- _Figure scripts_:
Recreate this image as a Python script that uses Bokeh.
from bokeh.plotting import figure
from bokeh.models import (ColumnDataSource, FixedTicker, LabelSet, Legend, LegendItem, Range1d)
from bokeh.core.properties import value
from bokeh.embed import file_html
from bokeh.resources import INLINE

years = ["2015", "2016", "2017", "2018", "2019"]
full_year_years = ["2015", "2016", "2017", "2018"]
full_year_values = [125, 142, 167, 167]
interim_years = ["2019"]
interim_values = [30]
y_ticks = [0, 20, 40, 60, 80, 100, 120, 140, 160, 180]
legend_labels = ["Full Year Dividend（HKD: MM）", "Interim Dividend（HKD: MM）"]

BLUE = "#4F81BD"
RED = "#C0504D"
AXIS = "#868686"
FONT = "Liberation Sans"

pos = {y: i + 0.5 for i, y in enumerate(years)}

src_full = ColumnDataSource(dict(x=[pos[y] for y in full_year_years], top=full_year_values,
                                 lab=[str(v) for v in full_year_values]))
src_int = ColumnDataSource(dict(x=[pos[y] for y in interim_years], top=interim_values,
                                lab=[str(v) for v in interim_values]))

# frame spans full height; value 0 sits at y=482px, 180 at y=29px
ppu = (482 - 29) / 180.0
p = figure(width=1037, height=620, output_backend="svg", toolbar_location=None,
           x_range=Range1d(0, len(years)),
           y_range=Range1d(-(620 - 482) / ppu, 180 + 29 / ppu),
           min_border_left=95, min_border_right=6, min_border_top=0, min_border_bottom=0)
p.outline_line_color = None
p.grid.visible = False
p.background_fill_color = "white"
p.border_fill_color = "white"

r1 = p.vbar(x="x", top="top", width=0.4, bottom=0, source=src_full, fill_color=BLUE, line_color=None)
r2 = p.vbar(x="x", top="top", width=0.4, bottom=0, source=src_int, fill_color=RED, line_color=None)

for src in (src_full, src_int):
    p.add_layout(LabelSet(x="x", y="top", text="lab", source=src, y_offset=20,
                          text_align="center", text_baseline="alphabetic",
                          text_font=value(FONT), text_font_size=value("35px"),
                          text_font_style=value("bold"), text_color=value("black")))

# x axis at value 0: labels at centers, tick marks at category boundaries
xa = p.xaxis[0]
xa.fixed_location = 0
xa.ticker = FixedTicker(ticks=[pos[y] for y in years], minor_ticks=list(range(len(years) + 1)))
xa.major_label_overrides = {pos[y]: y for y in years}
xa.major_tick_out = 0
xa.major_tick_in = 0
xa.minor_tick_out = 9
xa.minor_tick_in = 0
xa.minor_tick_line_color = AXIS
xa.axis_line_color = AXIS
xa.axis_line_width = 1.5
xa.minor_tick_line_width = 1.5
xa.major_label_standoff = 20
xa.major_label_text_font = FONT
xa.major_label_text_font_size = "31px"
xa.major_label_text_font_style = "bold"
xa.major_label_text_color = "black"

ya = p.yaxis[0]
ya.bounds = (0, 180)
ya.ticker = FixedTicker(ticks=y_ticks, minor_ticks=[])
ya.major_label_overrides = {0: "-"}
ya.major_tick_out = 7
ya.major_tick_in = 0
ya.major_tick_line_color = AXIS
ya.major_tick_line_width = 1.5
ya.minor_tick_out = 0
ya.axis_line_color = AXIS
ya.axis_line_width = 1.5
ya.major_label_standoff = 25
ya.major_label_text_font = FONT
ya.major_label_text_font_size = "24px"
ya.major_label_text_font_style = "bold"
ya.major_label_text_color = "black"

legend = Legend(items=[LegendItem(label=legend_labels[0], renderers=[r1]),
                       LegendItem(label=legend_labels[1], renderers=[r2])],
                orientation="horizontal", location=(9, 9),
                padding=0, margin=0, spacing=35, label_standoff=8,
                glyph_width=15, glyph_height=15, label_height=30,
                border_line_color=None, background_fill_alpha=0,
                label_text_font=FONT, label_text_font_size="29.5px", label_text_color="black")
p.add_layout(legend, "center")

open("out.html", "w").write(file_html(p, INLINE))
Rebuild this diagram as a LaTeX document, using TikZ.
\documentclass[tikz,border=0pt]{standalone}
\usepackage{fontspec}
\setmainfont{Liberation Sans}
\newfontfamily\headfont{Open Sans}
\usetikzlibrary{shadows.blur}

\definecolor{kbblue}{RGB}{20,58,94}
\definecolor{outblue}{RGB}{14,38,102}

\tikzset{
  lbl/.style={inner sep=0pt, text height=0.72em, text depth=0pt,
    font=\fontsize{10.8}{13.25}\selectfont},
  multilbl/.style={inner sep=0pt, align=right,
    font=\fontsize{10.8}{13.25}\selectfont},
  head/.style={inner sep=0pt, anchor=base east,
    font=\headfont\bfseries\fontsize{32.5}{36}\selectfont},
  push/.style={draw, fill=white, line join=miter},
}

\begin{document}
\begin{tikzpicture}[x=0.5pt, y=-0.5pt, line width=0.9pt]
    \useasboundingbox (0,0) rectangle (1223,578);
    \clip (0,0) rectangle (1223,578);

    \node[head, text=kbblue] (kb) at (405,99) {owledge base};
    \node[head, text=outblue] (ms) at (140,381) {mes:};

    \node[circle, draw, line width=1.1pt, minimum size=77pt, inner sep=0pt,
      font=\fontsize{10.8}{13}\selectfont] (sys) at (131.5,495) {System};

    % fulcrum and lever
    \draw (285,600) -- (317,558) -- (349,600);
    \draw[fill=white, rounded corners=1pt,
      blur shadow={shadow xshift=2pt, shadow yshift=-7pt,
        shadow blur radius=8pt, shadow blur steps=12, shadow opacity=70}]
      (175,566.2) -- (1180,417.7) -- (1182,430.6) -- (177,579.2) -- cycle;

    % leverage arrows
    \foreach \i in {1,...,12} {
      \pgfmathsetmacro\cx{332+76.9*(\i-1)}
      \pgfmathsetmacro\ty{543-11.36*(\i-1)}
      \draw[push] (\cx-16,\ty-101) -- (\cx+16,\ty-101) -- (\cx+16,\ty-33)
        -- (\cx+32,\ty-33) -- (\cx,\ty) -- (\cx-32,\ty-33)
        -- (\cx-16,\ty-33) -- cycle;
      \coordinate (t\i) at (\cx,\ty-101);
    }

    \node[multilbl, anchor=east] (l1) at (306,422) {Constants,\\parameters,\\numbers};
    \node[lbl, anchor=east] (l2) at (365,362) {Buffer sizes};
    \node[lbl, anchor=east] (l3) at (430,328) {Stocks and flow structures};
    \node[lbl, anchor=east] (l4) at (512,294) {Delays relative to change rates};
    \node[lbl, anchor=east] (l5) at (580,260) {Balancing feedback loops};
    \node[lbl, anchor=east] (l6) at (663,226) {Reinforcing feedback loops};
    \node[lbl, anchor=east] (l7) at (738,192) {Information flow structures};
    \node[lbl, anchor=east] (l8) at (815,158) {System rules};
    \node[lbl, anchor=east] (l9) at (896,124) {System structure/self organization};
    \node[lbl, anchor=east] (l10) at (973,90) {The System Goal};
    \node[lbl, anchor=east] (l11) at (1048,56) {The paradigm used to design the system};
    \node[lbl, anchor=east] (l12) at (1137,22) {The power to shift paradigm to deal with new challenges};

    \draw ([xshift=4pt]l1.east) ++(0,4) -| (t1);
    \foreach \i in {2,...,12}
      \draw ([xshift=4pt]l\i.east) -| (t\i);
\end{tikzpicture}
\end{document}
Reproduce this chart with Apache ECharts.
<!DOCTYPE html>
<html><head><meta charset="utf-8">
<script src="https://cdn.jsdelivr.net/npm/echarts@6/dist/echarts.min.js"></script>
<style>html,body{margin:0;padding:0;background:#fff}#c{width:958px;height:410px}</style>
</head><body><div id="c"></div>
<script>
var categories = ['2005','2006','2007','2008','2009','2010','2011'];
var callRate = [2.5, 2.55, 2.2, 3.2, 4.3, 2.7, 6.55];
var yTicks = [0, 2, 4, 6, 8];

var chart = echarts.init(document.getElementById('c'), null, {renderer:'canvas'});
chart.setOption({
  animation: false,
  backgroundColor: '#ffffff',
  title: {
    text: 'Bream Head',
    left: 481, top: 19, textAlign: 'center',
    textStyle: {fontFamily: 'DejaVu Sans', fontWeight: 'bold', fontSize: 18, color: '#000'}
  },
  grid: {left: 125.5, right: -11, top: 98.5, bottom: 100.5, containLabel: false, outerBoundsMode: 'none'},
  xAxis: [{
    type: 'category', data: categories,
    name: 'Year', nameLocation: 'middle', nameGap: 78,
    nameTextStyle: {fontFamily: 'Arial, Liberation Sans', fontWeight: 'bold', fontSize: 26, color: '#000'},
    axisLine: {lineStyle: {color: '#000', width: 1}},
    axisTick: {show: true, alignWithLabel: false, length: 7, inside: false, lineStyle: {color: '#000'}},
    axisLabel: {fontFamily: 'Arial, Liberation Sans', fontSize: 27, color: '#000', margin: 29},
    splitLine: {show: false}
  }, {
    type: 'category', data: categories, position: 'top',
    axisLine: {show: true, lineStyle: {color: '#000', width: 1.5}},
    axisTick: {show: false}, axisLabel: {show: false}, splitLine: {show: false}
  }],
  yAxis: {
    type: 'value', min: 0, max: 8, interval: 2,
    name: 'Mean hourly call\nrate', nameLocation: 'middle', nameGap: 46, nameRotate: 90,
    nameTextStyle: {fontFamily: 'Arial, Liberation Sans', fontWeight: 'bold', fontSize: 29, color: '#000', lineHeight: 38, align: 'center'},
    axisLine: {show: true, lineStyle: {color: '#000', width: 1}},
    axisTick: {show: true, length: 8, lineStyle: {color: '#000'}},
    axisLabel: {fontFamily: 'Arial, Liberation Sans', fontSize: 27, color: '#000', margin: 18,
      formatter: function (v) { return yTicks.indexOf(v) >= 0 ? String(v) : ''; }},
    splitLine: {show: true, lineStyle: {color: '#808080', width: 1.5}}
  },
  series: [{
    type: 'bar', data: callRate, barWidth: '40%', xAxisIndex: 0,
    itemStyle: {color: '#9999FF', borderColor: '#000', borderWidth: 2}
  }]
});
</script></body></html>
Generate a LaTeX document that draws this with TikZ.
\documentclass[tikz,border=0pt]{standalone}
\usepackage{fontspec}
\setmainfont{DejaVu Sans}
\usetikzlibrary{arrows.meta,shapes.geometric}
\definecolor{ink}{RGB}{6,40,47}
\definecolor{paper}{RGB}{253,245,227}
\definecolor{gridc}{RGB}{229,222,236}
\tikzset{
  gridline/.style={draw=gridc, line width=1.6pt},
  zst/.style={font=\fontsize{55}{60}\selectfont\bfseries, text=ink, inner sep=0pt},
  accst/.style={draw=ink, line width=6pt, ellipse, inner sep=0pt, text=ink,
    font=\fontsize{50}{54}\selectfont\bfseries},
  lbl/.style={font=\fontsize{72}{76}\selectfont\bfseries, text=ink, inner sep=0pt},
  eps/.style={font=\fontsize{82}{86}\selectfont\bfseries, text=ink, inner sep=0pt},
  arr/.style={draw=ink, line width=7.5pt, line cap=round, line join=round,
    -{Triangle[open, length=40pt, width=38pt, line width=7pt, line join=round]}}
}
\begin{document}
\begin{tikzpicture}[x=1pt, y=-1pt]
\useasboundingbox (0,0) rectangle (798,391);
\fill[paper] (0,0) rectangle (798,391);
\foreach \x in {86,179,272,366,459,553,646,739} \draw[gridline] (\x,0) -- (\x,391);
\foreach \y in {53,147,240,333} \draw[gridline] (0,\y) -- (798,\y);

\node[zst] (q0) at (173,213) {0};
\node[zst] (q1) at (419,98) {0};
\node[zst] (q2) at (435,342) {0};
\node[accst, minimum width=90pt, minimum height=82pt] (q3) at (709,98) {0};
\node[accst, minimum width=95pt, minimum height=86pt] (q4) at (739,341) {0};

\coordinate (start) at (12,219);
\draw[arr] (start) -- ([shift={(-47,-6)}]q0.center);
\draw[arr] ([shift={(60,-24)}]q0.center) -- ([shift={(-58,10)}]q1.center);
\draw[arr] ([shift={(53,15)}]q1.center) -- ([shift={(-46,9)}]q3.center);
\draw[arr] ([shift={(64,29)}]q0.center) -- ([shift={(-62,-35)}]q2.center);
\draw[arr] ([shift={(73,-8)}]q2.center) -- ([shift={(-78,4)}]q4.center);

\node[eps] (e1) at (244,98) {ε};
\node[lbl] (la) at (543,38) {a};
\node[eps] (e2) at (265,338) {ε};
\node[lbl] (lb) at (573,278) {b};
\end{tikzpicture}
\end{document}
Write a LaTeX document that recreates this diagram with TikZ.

- _EXERCISE REQUIREMENTS_: Give back exactly the material above from its opening line to the line bearing "source=src_int, fill_color=RED, line_color=None)".

- _THE OUTPUT_:
Recreate this image as a Python script that uses Bokeh.
from bokeh.plotting import figure
from bokeh.models import (ColumnDataSource, FixedTicker, LabelSet, Legend, LegendItem, Range1d)
from bokeh.core.properties import value
from bokeh.embed import file_html
from bokeh.resources import INLINE

years = ["2015", "2016", "2017", "2018", "2019"]
full_year_years = ["2015", "2016", "2017", "2018"]
full_year_values = [125, 142, 167, 167]
interim_years = ["2019"]
interim_values = [30]
y_ticks = [0, 20, 40, 60, 80, 100, 120, 140, 160, 180]
legend_labels = ["Full Year Dividend（HKD: MM）", "Interim Dividend（HKD: MM）"]

BLUE = "#4F81BD"
RED = "#C0504D"
AXIS = "#868686"
FONT = "Liberation Sans"

pos = {y: i + 0.5 for i, y in enumerate(years)}

src_full = ColumnDataSource(dict(x=[pos[y] for y in full_year_years], top=full_year_values,
                                 lab=[str(v) for v in full_year_values]))
src_int = ColumnDataSource(dict(x=[pos[y] for y in interim_years], top=interim_values,
                                lab=[str(v) for v in interim_values]))

# frame spans full height; value 0 sits at y=482px, 180 at y=29px
ppu = (482 - 29) / 180.0
p = figure(width=1037, height=620, output_backend="svg", toolbar_location=None,
           x_range=Range1d(0, len(years)),
           y_range=Range1d(-(620 - 482) / ppu, 180 + 29 / ppu),
           min_border_left=95, min_border_right=6, min_border_top=0, min_border_bottom=0)
p.outline_line_color = None
p.grid.visible = False
p.background_fill_color = "white"
p.border_fill_color = "white"

r1 = p.vbar(x="x", top="top", width=0.4, bottom=0, source=src_full, fill_color=BLUE, line_color=None)
r2 = p.vbar(x="x", top="top", width=0.4, bottom=0, source=src_int, fill_color=RED, line_color=None)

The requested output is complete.